### BRIEF
Copy all the data exactly, except the pictures.

### DATASET EXTRACT
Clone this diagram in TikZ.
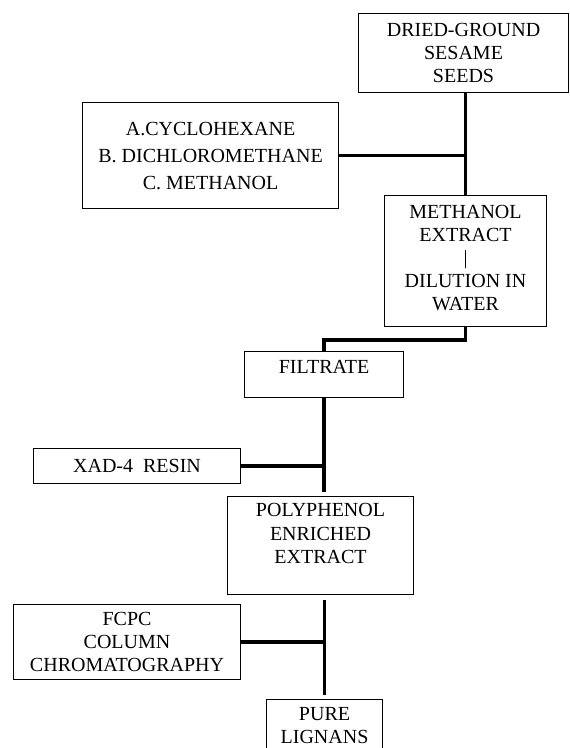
\documentclass[tikz,border=0pt]{standalone}
\usepackage{fontspec}
\setmainfont{Liberation Serif}

\tikzset{
  stage/.style={draw, line width=1.1pt, inner xsep=0pt, inner ysep=0pt,
    align=center, anchor=north west, font=\fontsize{20}{23}\selectfont},
  link/.style={line width=3.5pt}
}

\begin{document}
\begin{tikzpicture}[x=1pt, y=-1pt]
  \useasboundingbox (0,0) rectangle (570,748);
  \clip (0,0) rectangle (570,748);
  % extraction
  \node[stage, minimum width=210pt, minimum height=79pt] (seeds) at (358,13) {DRIED-GROUND\\SESAME\\SEEDS};
  \node[stage, minimum width=256pt, minimum height=106pt, font=\fontsize{20}{27}\selectfont] (solv) at (82,102) {A.CYCLOHEXANE\\B. DICHLOROMETHANE\\C. METHANOL};
  \node[stage, minimum width=162pt, inner ysep=10pt, text depth=5.7pt] (meth) at (384,195) {METHANOL\\EXTRACT\\|\\DILUTION IN\\WATER};
  \node[stage, minimum width=159pt, inner ysep=9pt, text depth=14.7pt] (filt) at (244,351) {FILTRATE};
  % resin step
  \node[stage, minimum width=207pt, minimum height=35pt] (xad) at (33,448) {XAD-4\ \ RESIN};
  \node[stage, minimum width=186pt, inner ysep=7pt, text depth=23.7pt, font=\fontsize{20}{23.5}\selectfont] (poly) at (227,496) {POLYPHENOL\\ENRICHED\\EXTRACT};
  % fcpc step
  \node[stage, minimum width=227pt, minimum height=75pt] (fcpc) at (13,604) {FCPC\\COLUMN\\CHROMATOGRAPHY};
  \node[stage, minimum width=116pt, inner ysep=8pt, text depth=22pt] (lig) at (266,699) {PURE\\LIGNANS};

  \draw[link] (meth.north |- seeds.south) -- (meth.north);
  \draw[link] (solv.east) -- (solv.east -| meth.north);
  \draw[link] (meth.south) -- ++(0,13) -| (filt.north);
  \draw[link, shorten >=4pt] (filt.south) -- (filt.south |- poly.north);
  \draw[link] (xad.east) -- (xad.east -| filt.south);
  \draw[link, shorten <=5pt, shorten >=4pt] (lig.north |- poly.south) -- (lig.north);
  \draw[link] (fcpc.east) -- (fcpc.east -| lig.north);
\end{tikzpicture}
\end{document}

### EXERCISE RESULT
Clone this diagram in TikZ.
\documentclass[tikz,border=0pt]{standalone}
\usepackage{fontspec}
\setmainfont{Liberation Serif}

\tikzset{
  stage/.style={draw, line width=1.1pt, inner xsep=0pt, inner ysep=0pt,
    align=center, anchor=north west, font=\fontsize{20}{23}\selectfont},
  link/.style={line width=3.5pt}
}

\begin{document}
\begin{tikzpicture}[x=1pt, y=-1pt]
  \useasboundingbox (0,0) rectangle (570,748);
  \clip (0,0) rectangle (570,748);
  % extraction
  \node[stage, minimum width=210pt, minimum height=79pt] (seeds) at (358,13) {DRIED-GROUND\\SESAME\\SEEDS};
  \node[stage, minimum width=256pt, minimum height=106pt, font=\fontsize{20}{27}\selectfont] (solv) at (82,102) {A.CYCLOHEXANE\\B. DICHLOROMETHANE\\C. METHANOL};
  \node[stage, minimum width=162pt, inner ysep=10pt, text depth=5.7pt] (meth) at (384,195) {METHANOL\\EXTRACT\\|\\DILUTION IN\\WATER};
  \node[stage, minimum width=159pt, inner ysep=9pt, text depth=14.7pt] (filt) at (244,351) {FILTRATE};
  % resin step
  \node[stage, minimum width=207pt, minimum height=35pt] (xad) at (33,448) {XAD-4\ \ RESIN};
  \node[stage, minimum width=186pt, inner ysep=7pt, text depth=23.7pt, font=\fontsize{20}{23.5}\selectfont] (poly) at (227,496) {POLYPHENOL\\ENRICHED\\EXTRACT};
  % fcpc step
  \node[stage, minimum width=227pt, minimum height=75pt] (fcpc) at (13,604) {FCPC\\COLUMN\\CHROMATOGRAPHY};
  \node[stage, minimum width=116pt, inner ysep=8pt, text depth=22pt] (lig) at (266,699) {PURE\\LIGNANS};

  \draw[link] (meth.north |- seeds.south) -- (meth.north);
  \draw[link] (solv.east) -- (solv.east -| meth.north);
  \draw[link] (meth.south) -- ++(0,13) -| (filt.north);
  \draw[link, shorten >=4pt] (filt.south) -- (filt.south |- poly.north);
  \draw[link] (xad.east) -- (xad.east -| filt.south);
  \draw[link, shorten <=5pt, shorten >=4pt] (lig.north |- poly.south) -- (lig.north);
  \draw[link] (fcpc.east) -- (fcpc.east -| lig.north);
\end{tikzpicture}
\end{document}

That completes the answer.